DPMesh: Exploiting Diffusion Prior for Occluded Human Mesh Recovery
Yixuan Zhu, Ao Li, Yansong Tang, Wenliang Zhao, Jie Zhou, Jiwen Lu
TL;DR
Occluded 3D human mesh recovery is challenging due to weak image features under occlusion. This paper introduces DPMesh, which leverages a pre-trained diffusion model as a one-step image backbone with conditional control from 2D cues and a Noisy Key-point Reasoning module to exploit diffusion priors for occluded pose estimation. The method regresses SMPL parameters through a VQVAE-based pose representation guided by cross-attention maps and diffusion priors, without iterative denoising. Across occlusion and standard benchmarks, DPMesh achieves state-of-the-art performance, especially in crowded or heavily occluded scenes, highlighting the practical value of diffusion priors for perception tasks.
Abstract
The recovery of occluded human meshes presents challenges for current methods due to the difficulty in extracting effective image features under severe occlusion. In this paper, we introduce DPMesh, an innovative framework for occluded human mesh recovery that capitalizes on the profound diffusion prior about object structure and spatial relationships embedded in a pre-trained text-to-image diffusion model. Unlike previous methods reliant on conventional backbones for vanilla feature extraction, DPMesh seamlessly integrates the pre-trained denoising U-Net with potent knowledge as its image backbone and performs a single-step inference to provide occlusion-aware information. To enhance the perception capability for occluded poses, DPMesh incorporates well-designed guidance via condition injection, which produces effective controls from 2D observations for the denoising U-Net.
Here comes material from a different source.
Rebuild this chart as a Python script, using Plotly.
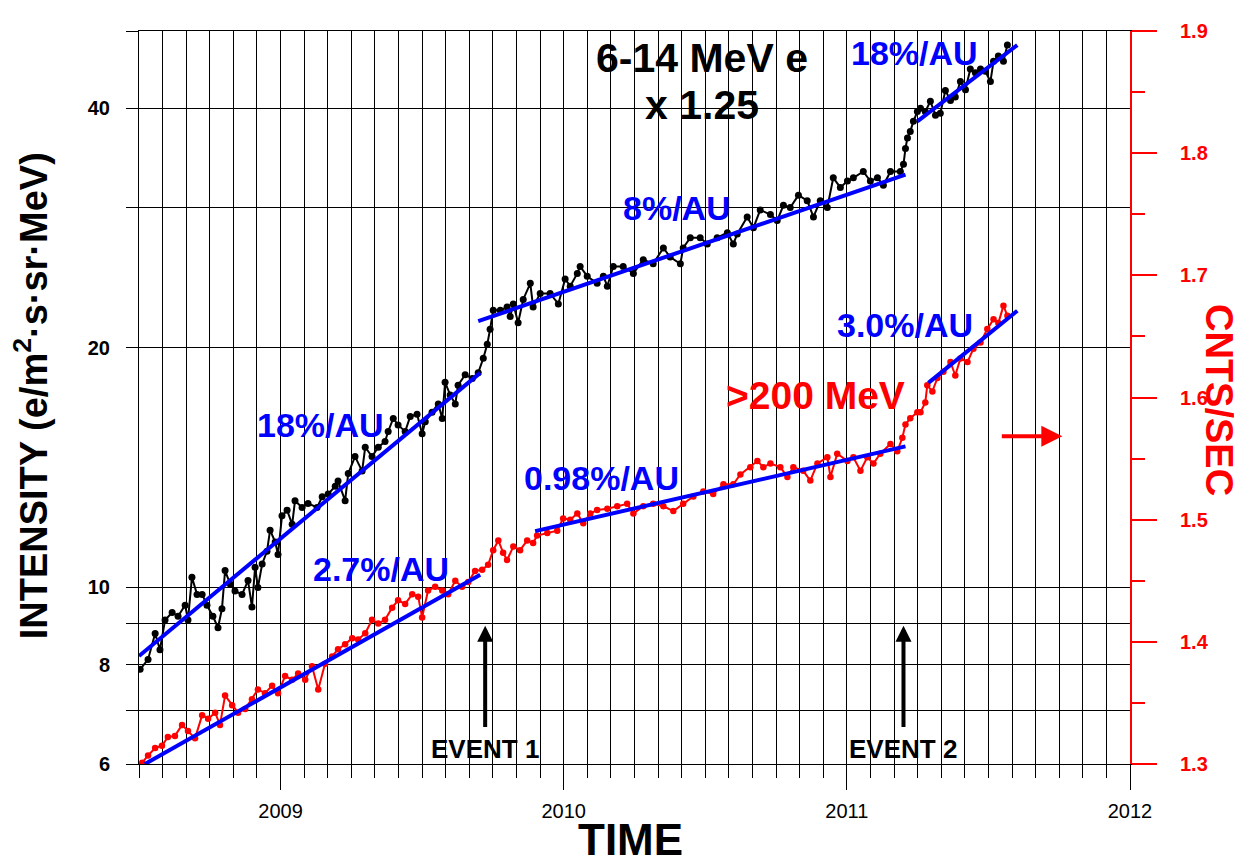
import numpy as np
import plotly.graph_objects as go

# ---------------- data ----------------
black_year = [2008.504, 2008.532, 2008.557, 2008.574, 2008.592, 2008.617, 2008.638, 2008.663, 2008.673, 2008.687,
              2008.705, 2008.723, 2008.740, 2008.761, 2008.779, 2008.793, 2008.804, 2008.822, 2008.839, 2008.864,
              2008.885, 2008.899, 2008.910, 2008.920, 2008.935, 2008.952, 2008.963, 2008.981, 2008.991, 2009.005,
              2009.023, 2009.041, 2009.051, 2009.076, 2009.097, 2009.129, 2009.147, 2009.168, 2009.193, 2009.203,
              2009.228, 2009.239, 2009.263, 2009.288, 2009.299, 2009.323, 2009.345, 2009.369, 2009.380, 2009.398,
              2009.415, 2009.440, 2009.458, 2009.482, 2009.500, 2009.511, 2009.535, 2009.557, 2009.571, 2009.581,
              2009.599, 2009.617, 2009.627, 2009.652, 2009.677, 2009.698, 2009.716, 2009.730, 2009.740, 2009.751,
              2009.776, 2009.800, 2009.811, 2009.822, 2009.839, 2009.857, 2009.882, 2009.892, 2009.917, 2009.952,
              2009.981, 2010.005, 2010.023, 2010.048, 2010.058, 2010.083, 2010.118, 2010.140, 2010.154, 2010.175,
              2010.210, 2010.246, 2010.281, 2010.316, 2010.352, 2010.376, 2010.412, 2010.422, 2010.447, 2010.482,
              2010.507, 2010.542, 2010.578, 2010.599, 2010.613, 2010.648, 2010.670, 2010.694, 2010.730, 2010.754,
              2010.776, 2010.800, 2010.829, 2010.860, 2010.882, 2010.906, 2010.931, 2010.952, 2010.977, 2011.002,
              2011.023, 2011.058, 2011.083, 2011.108, 2011.129, 2011.154, 2011.189, 2011.200, 2011.207, 2011.214,
              2011.224, 2011.235, 2011.249, 2011.260, 2011.277, 2011.295, 2011.313, 2011.330, 2011.348, 2011.366,
              2011.383, 2011.401, 2011.419, 2011.436, 2011.454, 2011.472, 2011.489, 2011.507, 2011.518, 2011.535,
              2011.553, 2011.567]
black_val = [7.89, 8.12, 8.75, 8.35, 9.1, 9.3, 9.2, 9.5, 9.1, 10.3,
             9.8, 9.8, 9.5, 9.2, 8.9, 9.4, 10.5, 10.1, 9.9, 9.8,
             10.2, 9.45, 10.6, 10.0, 10.7, 11.1, 11.8, 11.4, 11.0, 12.3,
             12.5, 12.0, 12.85, 12.6, 12.75, 12.6, 13.0, 13.1, 13.4, 13.6,
             12.85, 13.9, 14.6, 14.0, 15.0, 14.6, 15.0, 15.25, 15.7, 16.3,
             16.0, 15.7, 16.4, 16.5, 15.6, 16.15, 16.6, 17.0, 16.3, 18.1,
             17.45, 17.0, 17.95, 18.5, 18.3, 18.6, 19.4, 20.2, 21.1, 22.3,
             22.3, 22.5, 21.9, 22.7, 21.5, 23.0, 24.1, 22.5, 23.4, 23.4,
             22.7, 24.4, 23.9, 24.8, 25.3, 24.6, 24.1, 24.6, 23.9, 25.3,
             25.3, 24.8, 25.8, 25.5, 26.7, 26.0, 25.5, 26.7, 27.5, 27.5,
             27.0, 27.5, 27.9, 27.0, 27.8, 29.2, 28.3, 29.8, 29.4, 28.9,
             30.2, 30.0, 31.1, 30.6, 29.2, 30.6, 30.0, 32.7, 31.8, 32.4,
             32.7, 33.3, 32.4, 32.7, 32.0, 33.3, 33.3, 34.0, 35.6, 36.7,
             37.4, 38.5, 39.6, 40.0, 39.6, 40.8, 39.2, 39.4, 42.1, 40.9,
             41.3, 43.2, 42.2, 44.8, 44.3, 44.8, 44.5, 43.2, 45.8, 46.5,
             45.8, 48.0]

red_year = [2008.511, 2008.532, 2008.557, 2008.581, 2008.602, 2008.627, 2008.652, 2008.673, 2008.698, 2008.723,
            2008.744, 2008.769, 2008.786, 2008.804, 2008.829, 2008.850, 2008.875, 2008.899, 2008.920, 2008.945,
            2008.970, 2008.991, 2009.016, 2009.041, 2009.062, 2009.087, 2009.111, 2009.133, 2009.157, 2009.182,
            2009.203, 2009.228, 2009.253, 2009.274, 2009.299, 2009.323, 2009.345, 2009.369, 2009.394, 2009.415,
            2009.440, 2009.465, 2009.486, 2009.500, 2009.521, 2009.546, 2009.571, 2009.592, 2009.617, 2009.641,
            2009.663, 2009.687, 2009.712, 2009.733, 2009.751, 2009.769, 2009.786, 2009.800, 2009.822, 2009.846,
            2009.871, 2009.892, 2009.906, 2009.942, 2009.977, 2009.998, 2010.023, 2010.048, 2010.069, 2010.094,
            2010.118, 2010.154, 2010.189, 2010.224, 2010.246, 2010.281, 2010.316, 2010.352, 2010.387, 2010.422,
            2010.458, 2010.493, 2010.528, 2010.564, 2010.599, 2010.624, 2010.659, 2010.684, 2010.705, 2010.730,
            2010.765, 2010.790, 2010.811, 2010.846, 2010.871, 2010.896, 2010.931, 2010.942, 2010.966, 2011.002,
            2011.023, 2011.048, 2011.072, 2011.094, 2011.118, 2011.154, 2011.178, 2011.196, 2011.207, 2011.224,
            2011.249, 2011.260, 2011.277, 2011.284, 2011.302, 2011.320, 2011.341, 2011.366, 2011.383, 2011.401,
            2011.426, 2011.447, 2011.472, 2011.496, 2011.518, 2011.535, 2011.553, 2011.567]
red_val = [1.301, 1.307, 1.313, 1.315, 1.322, 1.323, 1.332, 1.327, 1.321, 1.340,
           1.337, 1.342, 1.332, 1.356, 1.348, 1.342, 1.345, 1.353, 1.361, 1.358,
           1.364, 1.358, 1.372, 1.369, 1.374, 1.369, 1.380, 1.361, 1.382, 1.388,
           1.394, 1.398, 1.403, 1.402, 1.407, 1.418, 1.415, 1.418, 1.428, 1.434,
           1.431, 1.439, 1.437, 1.420, 1.442, 1.445, 1.442, 1.439, 1.450, 1.445,
           1.449, 1.458, 1.459, 1.463, 1.475, 1.483, 1.473, 1.467, 1.478, 1.475,
           1.483, 1.481, 1.487, 1.489, 1.491, 1.501, 1.500, 1.505, 1.497, 1.505,
           1.508, 1.509, 1.511, 1.513, 1.505, 1.511, 1.513, 1.511, 1.507, 1.513,
           1.519, 1.523, 1.521, 1.529, 1.529, 1.537, 1.543, 1.548, 1.543, 1.546,
           1.543, 1.535, 1.543, 1.540, 1.532, 1.546, 1.551, 1.535, 1.554, 1.548,
           1.551, 1.540, 1.551, 1.546, 1.554, 1.562, 1.556, 1.567, 1.578, 1.583,
           1.588, 1.588, 1.596, 1.610, 1.605, 1.616, 1.621, 1.629, 1.618, 1.632,
           1.629, 1.640, 1.645, 1.656, 1.664, 1.661, 1.675, 1.667]

# fitted trend segments: (start year, end year, start value, end value)
black_fits = [(2008.500, 2009.705, 8.2, 18.6),
              (2009.698, 2011.207, 21.6, 33.0),
              (2011.249, 2011.602, 38.5, 48.0)]
red_fits = [(2008.521, 2009.705, 1.300, 1.455),
            (2009.899, 2011.207, 1.4906, 1.560),
            (2011.288, 2011.602, 1.612, 1.671)]

year_ticks = [2009, 2010, 2011, 2012]
left_tickvals = [6, 7, 8, 9, 10, 20, 30, 40, 50]
left_ticktext = ["6", "", "8", "", "10", "20", "", "40", ""]
right_tickvals = [1.3, 1.4, 1.5, 1.6, 1.7, 1.8, 1.9]

event_years = [2009.7226, 2011.200]
event_names = ["EVENT 1", "EVENT 2"]

# ---------------- figure ----------------
FONT = "Liberation Sans, Arial, sans-serif"
BLUE = "#0000FF"
RED = "#FF0000"

fig = go.Figure()

fig.add_trace(go.Scatter(x=black_year, y=black_val, mode="lines+markers", yaxis="y",
                         line=dict(color="black", width=2),
                         marker=dict(color="black", size=7), showlegend=False))
fig.add_trace(go.Scatter(x=red_year, y=red_val, mode="lines+markers", yaxis="y2",
                         line=dict(color=RED, width=2),
                         marker=dict(color=RED, size=6.5), showlegend=False))

for x0, x1, v0, v1 in black_fits:
    fig.add_trace(go.Scatter(x=[x0, x1], y=[v0, v1], mode="lines", yaxis="y",
                             line=dict(color=BLUE, width=4), showlegend=False))
for x0, x1, v0, v1 in red_fits:
    fig.add_trace(go.Scatter(x=[x0, x1], y=[v0, v1], mode="lines", yaxis="y2",
                             line=dict(color=BLUE, width=4), showlegend=False))

ann = []


def txt(text, x, y, size, color, **kw):
    d = dict(text=text, x=x, y=y, xref="x", yref="y2", showarrow=False,
             font=dict(family=FONT, size=size, color=color, weight="bold"),
             xanchor="center", yanchor="middle")
    d.update(kw)
    ann.append(d)


txt("6-14 MeV e", 2010.489, 1.8776, 41, "black")
txt("x 1.25", 2010.489, 1.8396, 41, "black")
txt("18%/AU", 2011.239, 1.8824, 34, BLUE)
txt("8%/AU", 2010.401, 1.7548, 34, BLUE)
txt("18%/AU", 2009.140, 1.5779, 34, BLUE)
txt("2.7%/AU", 2009.355, 1.4600, 34, BLUE)
txt("0.98%/AU", 2010.132, 1.5342, 34, BLUE)
txt("3.0%/AU", 2011.207, 1.6594, 34, BLUE)
txt(">200 MeV", 2010.889, 1.6020, 39, RED)

for ey, name in zip(event_years, event_names):
    txt(name, ey, 1.3120, 26, "black")
    ann.append(dict(text="", x=ey, y=1.4131, xref="x", yref="y2",
                    ax=ey, ay=1.3291, axref="x", ayref="y2",
                    showarrow=True, arrowhead=2, arrowsize=0.8, arrowwidth=4,
                    arrowcolor="black"))

ann.append(dict(text="", x=2011.761, y=1.5682, xref="x", yref="y2",
                ax=2011.542, ay=1.5682, axref="x", ayref="y2",
                showarrow=True, arrowhead=2, arrowsize=1.05, arrowwidth=4,
                arrowcolor=RED))

ann.append(dict(text="INTENSITY (e/m<sup>2</sup>·s·sr·MeV)", x=-0.109, y=0.503,
                xref="paper", yref="paper", showarrow=False, textangle=-90,
                font=dict(family=FONT, size=38, color="black", weight="bold"),
                xanchor="center", yanchor="middle"))
ann.append(dict(text="CNTS/SEC", x=1.0905, y=0.497, xref="paper", yref="paper",
                showarrow=False, textangle=90,
                font=dict(family=FONT, size=38, color=RED, weight="bold"),
                xanchor="center", yanchor="middle"))
ann.append(dict(text="TIME", x=0.4955, y=-0.1035, xref="paper", yref="paper",
                showarrow=False,
                font=dict(family=FONT, size=44, color="black", weight="bold"),
                xanchor="center", yanchor="middle"))

# page body has an 8 px margin, so the figure is sized 8 px smaller
fig.update_layout(
    width=1234, height=859,
    margin=dict(l=131, r=112, t=13, b=103),
    paper_bgcolor="white", plot_bgcolor="white",
    showlegend=False,
    annotations=ann,
    xaxis=dict(range=[2008.5, 2012], tickvals=year_ticks, ticktext=[str(v) for v in year_ticks],
               ticks="outside", ticklen=25, tickcolor="black", tickwidth=1,
               showgrid=True, gridcolor="black", gridwidth=1,
               minor=dict(tick0=2008.5, dtick=1 / 12, ticks="outside", ticklen=13,
                          tickcolor="black", tickwidth=1, showgrid=True,
                          gridcolor="black", gridwidth=1),
               showline=True, linecolor="black", linewidth=1, mirror=True,
               zeroline=False, ticklabelstandoff=4,
               tickfont=dict(family=FONT, size=20, color="black")),
    yaxis=dict(type="log", range=[np.log10(6), np.log10(50)],
               tickvals=left_tickvals, ticktext=left_ticktext,
               ticks="outside", ticklen=12, tickcolor="black", tickwidth=1,
               showgrid=True, gridcolor="black", gridwidth=1,
               showline=True, linecolor="black", linewidth=1,
               zeroline=False, ticklabelstandoff=12,
               tickfont=dict(family=FONT, size=20, color="black", weight="bold")),
    yaxis2=dict(overlaying="y", side="right", range=[1.3, 1.9],
                tickvals=right_tickvals, ticktext=[f"{v:.1f}" for v in right_tickvals],
                ticks="outside", ticklen=25, tickcolor=RED, tickwidth=2,
                minor=dict(tick0=1.3, dtick=0.05, ticks="outside", ticklen=13,
                           tickcolor=RED, tickwidth=2, showgrid=False),
                showgrid=False, showline=True, linecolor=RED, linewidth=2,
                zeroline=False, ticklabelstandoff=19,
                tickfont=dict(family=FONT, size=20, color=RED, weight="bold")),
    yaxis3=dict(overlaying="y", side="left", type="log", range=[np.log10(6), np.log10(50)],
                tickvals=[10], ticks="outside", ticklen=24, tickcolor="black", tickwidth=1,
                showticklabels=False, showgrid=False, showline=False, zeroline=False),
)

fig.write_html("out.html")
Furthermore, we explore a dedicated noisy key-point reasoning approach to mitigate disturbances arising from occlusion and crowded scenarios. This strategy fully unleashes the perceptual capability of the diffusion prior, thereby enhancing accuracy. Extensive experiments affirm the efficacy of our framework, as we outperform state-of-the-art methods on both occlusion-specific and standard datasets. The persuasive results underscore its ability to achieve precise and robust 3D human mesh recovery, particularly in challenging scenarios involving occlusion and crowded scenes.